Ellie and I next reviewed her use of diaphragmatic breathing to ward off the panic. As it turned out, she'd forgotten how helpful breathing had been when we first started working together, and had quit doing it. Now, not only did she suffer again from panic, but she thought it was too powerful to be relieved merely by breathing deeply. She'd begun to panic just thinking about feeling panic. I've often found that when clients say that breathing "doesn't work," it's because they haven't learned to do it correctly. Or once having learned it, they've given it up when they felt better, believing that they no longer needed to do it. By the time they feel anxiety returning, they're convinced that something so simple can't possibly be really effective. Therefore, it's important for therapists to emphasize and reemphasize that breathing will slow down or stop the stress response, if the client will just do it.

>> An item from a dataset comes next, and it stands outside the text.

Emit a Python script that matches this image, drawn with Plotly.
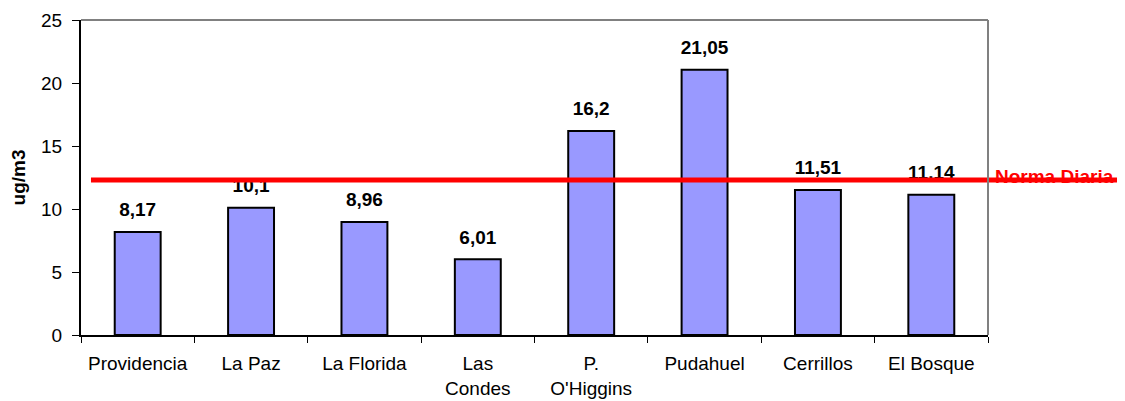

The biggest block to making breathing truly helpful is the time it takes to practice it until it becomes an ingrained habit. Most relaxation books teach clients to practice breathing once a day for 10 minutes, but I've never found a client who actually learned how to do it from this one, daily, concentrated dose. I don't teach clients to breathe for lengthy periods until they've practiced it for very short periods many times a day. I ask them to do the conscious, deep breathing for about one minute at a time, 10 to 15 times per day, every time they find themselves waiting for something--the water to boil, the phone to ring, their doctor's appointment, the line to move at the bank. This will eventually help them associate breathing with all of their surroundings and activities. This way, they're more likely to actually remember to breathe when anxiety spikes. Ellie needed a review session in breathing to help her get back on track.